Just another month or so to wait :toast


----------



## Deeplines (Sep 28, 2007)

Thanks for the report


----------



## fishmasterseven (Oct 6, 2007)

not bad for a quick little trip out.....good job


----------



## konz (Oct 1, 2007)

Hey man no worries. I told ya, I jinxed us by buying a bag of ice....haha. Went out with yankee and loaded up on enough white trout and ground mullet to have a fish fry.


----------



## todd in the bay (Oct 3, 2007)

jpurdy,

Tell me,.... do you anticipate a biggerrun of pomps on a March or later, say, into April, run as opposed to last or previous years. 

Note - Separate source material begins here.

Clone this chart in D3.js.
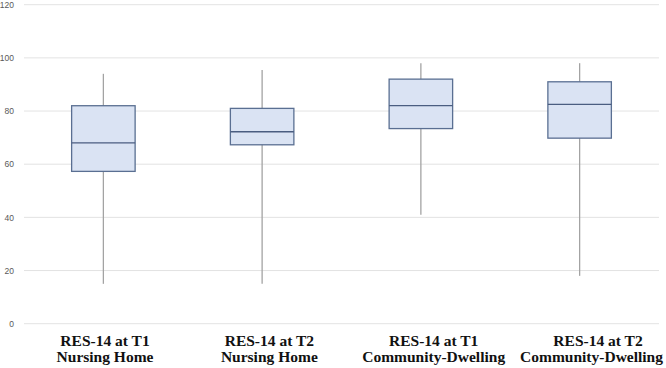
<!DOCTYPE html>
<html>
<head>
<meta charset="utf-8">
<script src="https://cdn.jsdelivr.net/npm/d3@7"></script>
<style>
  body { margin: 0; background: #fff; }
  .grid line { stroke: #e3e3e3; stroke-width: 1; }
  .yaxis text { fill: #595959; font-family: "Liberation Sans", Arial, sans-serif; font-size: 8.5px; }
  .xlab { font-family: "Liberation Serif", "Times New Roman", serif; font-weight: bold; font-size: 15.5px; fill: #111; }
</style>
</head>
<body>
<div id="chart"></div>
<script>
var categories = ["T1 Nursing Home", "T2 Nursing Home", "T1 Community-Dwelling", "T2 Community-Dwelling"]
var labelLine1 = ["RES-14 at T1", "RES-14 at T2", "RES-14 at T1", "RES-14 at T2"]
var labelLine2 = ["Nursing Home", "Nursing Home", "Community-Dwelling", "Community-Dwelling"]
var mins    = [15, 15, 41, 18]
var q1s     = [57.3, 67.3, 73.4, 69.8]
var medians = [68, 72.2, 82, 82.5]
var q3s     = [82, 81, 92, 91]
var maxs    = [94, 95.4, 98, 98]
var yTicks  = [0, 20, 40, 60, 80, 100, 120]

var width = 666, height = 368
var margin = { top: 5, bottom: 45, left: 24, right: 7 }

var svg = d3.select("#chart")
  .append("svg")
  .attr("width", width)
  .attr("height", height)

var x = d3.scaleBand()
  .domain(categories)
  .range([margin.left, width - margin.right])

var y = d3.scaleLinear()
  .domain([0, 120])
  .range([height - margin.bottom + 0.7, margin.top - 0.3])

// gridlines
svg.append("g")
  .attr("class", "grid")
  .selectAll("line")
  .data(yTicks)
  .enter()
  .append("line")
  .attr("x1", margin.left)
  .attr("x2", width - margin.right)
  .attr("y1", function(d) { return y(d) })
  .attr("y2", function(d) { return y(d) })

// y tick labels
var yAxis = svg.append("g")
  .attr("class", "yaxis")
  .attr("transform", "translate(14,0)")
  .call(d3.axisLeft(y).tickValues(yTicks).tickSize(0).tickPadding(0))
yAxis.select(".domain").remove()

var boxW = x.bandwidth() * 0.4

var boxes = svg.selectAll(".box")
  .data(categories)
  .enter()
  .append("g")
  .attr("class", "box")
  .attr("transform", function(d) { return "translate(" + (x(d) + x.bandwidth() / 2) + ",0)" })

// whisker
boxes.append("line")
  .attr("x1", 0).attr("x2", 0)
  .attr("y1", function(d, i) { return y(maxs[i]) })
  .attr("y2", function(d, i) { return y(mins[i]) })
  .attr("stroke", "#a3a3a3")
  .attr("stroke-width", 1.3)

boxes.append("rect")
  .attr("x", -boxW / 2)
  .attr("width", boxW)
  .attr("y", function(d, i) { return y(q3s[i]) })
  .attr("height", function(d, i) { return y(q1s[i]) - y(q3s[i]) })
  .attr("fill", "#dae3f3")
  .attr("stroke", "#5a6f92")
  .attr("stroke-width", 1.3)

boxes.append("line")
  .attr("x1", -boxW / 2).attr("x2", boxW / 2)
  .attr("y1", function(d, i) { return y(medians[i]) })
  .attr("y2", function(d, i) { return y(medians[i]) })
  .attr("stroke", "#4a5d80")
  .attr("stroke-width", 1.3)

// category labels (slightly spread relative to the boxes, as in the original)
var xl = d3.scalePoint()
  .domain(categories)
  .range([105, 598])

var labels = svg.selectAll(".xlab")
  .data(categories)
  .enter()
  .append("text")
  .attr("class", "xlab")
  .attr("text-anchor", "middle")
  .attr("transform", function(d) { return "translate(" + xl(d) + ",346)" })
labels.append("tspan")
  .attr("x", 0).attr("y", 0)
  .text(function(d, i) { return labelLine1[i] })
labels.append("tspan")
  .attr("x", 0).attr("y", 16.3)
  .text(function(d, i) { return labelLine2[i] })

// nudge any line that would run past the right edge back inside
labels.selectAll("tspan").each(function() {
  var cx = xl(d3.select(this.parentNode).datum())
  var w = this.getComputedTextLength()
  var over = cx + w / 2 - (width - 3)
  if (over > 0) d3.select(this).attr("x", -over)
})
</script>
</body>
</html>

What's your take on a Pompano "season?"


----------



## Sharkbait410 (Dec 4, 2007)

I know where the pomps will be!


----------



## j_purdy (Oct 9, 2007)

I look for things to kick off around mid-March and go for a solid month. After mid-April the fish a definately still there, but they've seen a lot off baits by that point so they can get a little spooky. Also, the ladyfish, hardtails, etc. should start showing up and eat some of the baits intended for pomps. All that said I usually can bring in a few pomps all the way through May.

-Jason


----------



## todd in the bay (Oct 3, 2007)

Thank you, again, jpurdy. Got fishin' family visiting from Texas, Maine, Chesapeake and Thousand Islands this month and trying to plan the best variety of Pensacola fishin' and Surf fishing has to be in there one day. 

Your tips are a great help.


----------



## liam (Oct 7, 2007)

nICE JOB ON THE BLUES jASON.SORRY YOU MISSED OUT ON THE POMPANO.MAYBE ONE DAY I WILL CATCH UP WITH YOU AND RAY. I WOULD LOVE TO CATCH SOME POMPANO MYSELF. GOOD LUCK, FROM LIAM.


----------



## HeloGuy (Feb 24, 2008)

God Job:clap


----------